Here's how the algorithm would work step-by-step:

  1. Define a function to count the number of subarrays having at most K distinct integers.
  2. Use a sliding window to expand the subarray as long as the number of distinct integers is less than or equal to K.
  3. If adding a new integer keeps the count of distinct integers at or below K, increase the window size.
  4. If adding a new integer makes the number of distinct integers exceed K, shrink the window from the left until the count is back within the limit.
  5. The number of valid subarrays ending at the right edge of the window is the size of the current window.
  6. To find the subarrays with exactly K distinct integers, calculate the count of subarrays with at most K distinct integers, and then subtract the count of subarrays with at most K-1 distinct integers.
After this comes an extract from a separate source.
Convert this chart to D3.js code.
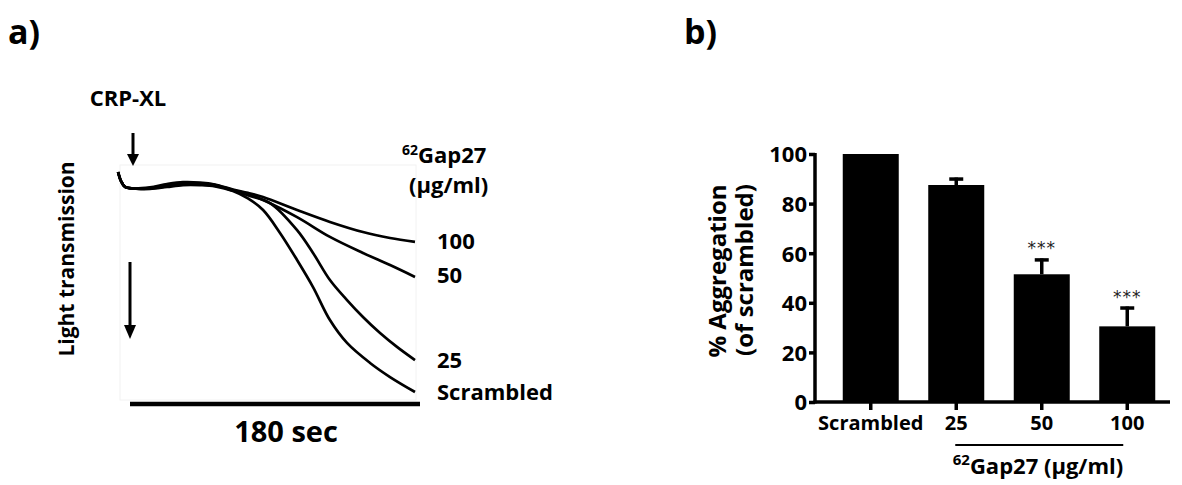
<!DOCTYPE html>
<html><head><meta charset="utf-8">
<script src="https://cdn.jsdelivr.net/npm/d3@7"></script>
<style>
body{margin:0;background:#fff;}
svg{display:block;font-family:"Open Sans",sans-serif;}
</style></head>
<body>
<svg id="c" width="1182" height="485"></svg>
<script>
// ---------- Panel a: aggregation traces (time in s, drop in transmission, arbitrary units 0-100) ----------
const traceNames = ["100", "50", "25", "Scrambled"];
const trace100 = [[-7.4,-5],[-5.6,-0.9],[-3.1,1.8],[1.9,2.5],[12.4,2.0],[23,0.5],[32.9,-0.4],[43.4,-0.2],[52.8,0.7],[63.9,3.0],[73.2,4.5],[82.6,6.4],[103.7,12.3],[124.1,17.7],[144.6,22.3],[161.4,25],[176.9,26.8]];
const trace50  = [[-7.4,-5],[-5.6,-0.9],[-3.1,1.8],[1.9,2.5],[12.4,2.3],[23,0.9],[32.9,0.1],[43.4,0.2],[52.8,0.9],[63.9,3.2],[73.2,5],[82.6,7.7],[103.7,15.5],[124.1,24.5],[144.6,31.8],[161.4,37.3],[176.9,42.7]];
const trace25  = [[-7.4,-5],[-5.6,-0.9],[-3.1,1.8],[1.9,2.5],[12.4,2.5],[23,1.4],[32.9,0.6],[43.4,0.7],[52.8,1.2],[63.9,3.4],[74.5,5.9],[86.9,9.1],[103.7,21.4],[113.6,31.8],[124.1,44.1],[134.7,53.2],[144.6,60.9],[155.2,68.2],[165.7,74.5],[176.9,80.5]];
const traceScr = [[-7.4,-5],[-5.6,-0.9],[-3.1,1.8],[1.9,2.5],[12.4,2.7],[23,1.8],[32.9,1.0],[43.4,1.0],[52.8,1.5],[63.9,3.6],[73.2,7],[82.6,12.3],[93.1,22.7],[103.7,35],[113.6,47.3],[124.1,62.3],[134.7,72.7],[149,81.8],[161.4,88.2],[176.9,95]];
const traceLabelRows = [242, 276, 361, 393];

// ---------- Panel b: bar chart ----------
const categories = ["Scrambled", "25", "50", "100"];
const aggValues  = [100, 87.5, 51.5, 30.5];
const aggErrors  = [0, 3, 6.4, 8];
const aggStars   = ["", "", "***", "***"];
const yTicks     = [0, 20, 40, 60, 80, 100];

const svg = d3.select("#c");

// ===== Panel a =====
const xT = d3.scaleLinear().domain([0, 180]).range([130, 420]);
const yT = d3.scaleLinear().domain([0, 100]).range([183, 403]);

svg.append("text").attr("x", 8).attr("y", 44).attr("font-size", 34).attr("font-weight", 700).text("a)");
svg.append("text").attr("x", 128).attr("y", 106).attr("text-anchor", "middle").attr("font-size", 22).attr("font-weight", 700).text("CRP-XL");

// faint trace box
svg.append("rect").attr("x", 120).attr("y", 165).attr("width", 296).attr("height", 235)
  .attr("fill", "none").attr("stroke", "#f2f2f2").attr("stroke-width", 1);

// arrows
function arrow(x, y1, y2, w, hw, hl) {
  svg.append("line").attr("x1", x).attr("x2", x).attr("y1", y1).attr("y2", y2 - hl + 1)
    .attr("stroke", "#000").attr("stroke-width", w);
  svg.append("path").attr("d", `M${x-hw},${y2-hl}L${x+hw},${y2-hl}L${x},${y2}Z`).attr("fill", "#000");
}
arrow(133, 133, 166, 3, 6, 12);
arrow(130, 262, 339, 3, 6, 14);

svg.append("text").attr("transform", "translate(74,259) rotate(-90)").attr("text-anchor", "middle")
  .attr("font-size", 21).attr("font-weight", 700).text("Light transmission");

const line = d3.line().x(d => xT(d[0])).y(d => yT(d[1])).curve(d3.curveCatmullRom.alpha(0.5));
[trace100, trace50, trace25, traceScr].forEach(tr => {
  svg.append("path").attr("d", line(tr)).attr("fill", "none").attr("stroke", "#000").attr("stroke-width", 2.7);
});

// scale bar
svg.append("line").attr("x1", xT(0)).attr("x2", xT(180)).attr("y1", 404).attr("y2", 404)
  .attr("stroke", "#000").attr("stroke-width", 4.5);
svg.append("text").attr("x", 286).attr("y", 442).attr("text-anchor", "middle")
  .attr("font-size", 29).attr("font-weight", 700).text("180 sec");

// legend-like labels
const g62 = svg.append("text").attr("x", 402).attr("y", 163).attr("font-size", 22).attr("font-weight", 700);
g62.append("tspan").attr("font-size", 14).attr("dy", -8).text("62");
g62.append("tspan").attr("dy", 8).text("Gap27");
svg.append("text").attr("x", 409).attr("y", 193).attr("font-size", 22).attr("font-weight", 700).text("(μg/ml)");
traceNames.forEach((n, i) => {
  svg.append("text").attr("x", 437).attr("y", traceLabelRows[i] + 7).attr("font-size", 22).attr("font-weight", 700).text(n);
});

// ===== Panel b =====
svg.append("text").attr("x", 684).attr("y", 44).attr("font-size", 34).attr("font-weight", 700).text("b)");

const x = d3.scaleBand().domain(categories).range([828, 1170]).paddingInner(0.345).paddingOuter(0.1725);
const y = d3.scaleLinear().domain([0, 100]).range([402, 154]);

const gb = svg.append("g");
gb.selectAll("rect.bar").data(categories).join("rect").attr("class", "bar")
  .attr("x", d => x(d)).attr("width", x.bandwidth())
  .attr("y", (d, i) => y(aggValues[i])).attr("height", (d, i) => y(0) - y(aggValues[i]))
  .attr("fill", "#000");

// error bars
categories.forEach((c, i) => {
  if (!aggErrors[i]) return;
  const cx = x(c) + x.bandwidth() / 2;
  gb.append("line").attr("x1", cx).attr("x2", cx).attr("y1", y(aggValues[i])).attr("y2", y(aggValues[i] + aggErrors[i]))
    .attr("stroke", "#000").attr("stroke-width", 3.5);
  gb.append("line").attr("x1", cx - 7).attr("x2", cx + 7).attr("y1", y(aggValues[i] + aggErrors[i]) + 1.5).attr("y2", y(aggValues[i] + aggErrors[i]) + 1.5)
    .attr("stroke", "#000").attr("stroke-width", 3.5);
  if (aggStars[i]) {
    gb.append("text").attr("x", cx).attr("y", y(aggValues[i] + aggErrors[i]) - 4).attr("text-anchor", "middle")
      .attr("font-size", 17).attr("font-family", "DejaVu Sans").attr("fill", "#222").attr("letter-spacing", 1).text(aggStars[i]);
  }
});

// y axis
const yAx = svg.append("g").attr("transform", "translate(815,0)")
  .call(d3.axisLeft(y).tickValues(yTicks).tickSize(6).tickPadding(2).tickSizeOuter(0));
yAx.select(".domain").attr("stroke-width", 3.5).attr("d", `M0,${y(100) - 1}V${y(0) + 1.5}`);
yAx.selectAll(".tick line").attr("stroke-width", 3.5);
yAx.selectAll(".tick text").attr("font-size", 22).attr("font-weight", 700).attr("font-family", "Open Sans").attr("fill", "#000").attr("dy", "0.36em");

// x axis
const xAx = svg.append("g").attr("transform", "translate(0,402)")
  .call(d3.axisBottom(x).tickSize(8).tickPadding(6).tickSizeOuter(0));
xAx.select(".domain").attr("stroke-width", 3.5).attr("d", "M813.5,0H1170");
xAx.selectAll(".tick line").attr("stroke-width", 3.5);
xAx.selectAll(".tick text").attr("font-size", 20).attr("font-weight", 700).attr("font-family", "Open Sans").attr("fill", "#000");

// group line and label
svg.append("line").attr("x1", x("25") + x.bandwidth() / 2 - 1).attr("x2", x("100") + x.bandwidth() / 2 - 4)
  .attr("y1", 445).attr("y2", 445).attr("stroke", "#000").attr("stroke-width", 2);
const gl = svg.append("text").attr("x", 1038).attr("y", 474).attr("text-anchor", "middle").attr("font-size", 22).attr("font-weight", 700);
gl.append("tspan").attr("font-size", 15).attr("dy", -9).text("62");
gl.append("tspan").attr("dy", 9).text("Gap27 (μg/ml)");

// y title
svg.append("text").attr("transform", "translate(726,271) rotate(-90)").attr("text-anchor", "middle")
  .attr("font-size", 24).attr("font-weight", 700).text("% Aggregation");
svg.append("text").attr("transform", "translate(753,270) rotate(-90)").attr("text-anchor", "middle")
  .attr("font-size", 24).attr("font-weight", 700).text("(of scrambled)");
</script>
</body></html>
The difference gives the desired result.

Code Implementation

def subarraysWithKDistinct(nums, k):
    def atMostK(nums, k):
        if k < 0:
            return 0
        window_start = 0
        window_end = 0
        distinct_count = 0
        frequency_map = {}
        result = 0

        while window_end < len(nums):
            right_element = nums[window_end]
            if right_element not in frequency_map:
                frequency_map[right_element] = 0
                distinct_count += 1
            frequency_map[right_element] += 1

            # Shrink the window if distinct count exceeds k.
            while distinct_count > k:
                left_element = nums[window_start]
                frequency_map[left_element] -= 1
                if frequency_map[left_element] == 0:
                    del frequency_map[left_element]
                    distinct_count -= 1
                window_start += 1

            # Add the number of valid subarrays ending at window_end.
            result += window_end - window_start + 1
            window_end += 1
        return result

    # Inclusion-exclusion principle.
    return atMostK(nums, k) - atMostK(nums, k - 1)

Big(O) Analysis

Time Complexity
O(n)The algorithm utilizes a sliding window technique to iterate through the input array of size n. The 'atMostK' function iterates through the array once, expanding and shrinking the window. While there's a while loop inside the for loop, the left pointer only moves forward, ensuring each element is visited at most a constant number of times. Therefore, the dominant operation is a single pass through the array, resulting in O(n) time complexity for the 'atMostK' function. Since the main function calls 'atMostK' twice, the overall time complexity remains O(n).
Space Complexity
O(K)The algorithm uses a hash map (or dictionary) to store the frequency of numbers within the sliding window. In the worst-case scenario, where all elements in the subarray are distinct, the hash map will store up to K distinct integers, where K is the input parameter representing the maximum number of distinct integers allowed. Thus the space required for the hash map scales linearly with K. Therefore, the space complexity is O(K).

Edge Cases

CaseHow to Handle
Null or empty input arrayReturn 0 immediately, as no subarrays exist.
k = 0Return 0, as a subarray must have at least one distinct integer.
k is greater than the number of distinct elements in the input arrayThe maximum number of distinct elements possible is the number of distinct elements in the array, so the result will be the same if k exceeds the number of distinct elements, which the sliding window algorithm naturally handles.
Array contains only one distinct element, and k > 1Return 0, as it's impossible to find a subarray with more than one distinct element when the input array has only one.
Array contains duplicate numbers, and k = 1The solution should correctly count all subarrays with only the repeated number.
Large array size with a small k valueSliding window approach handles this efficiently, adjusting window size as required.
Integer overflow potential during window size calculation with large array indicesEnsure calculations use appropriate data types (e.g., long) to prevent overflow.
Array contains negative numbersThe hashmap approach works fine since numbers are stored as keys, allowing for negative and zero input.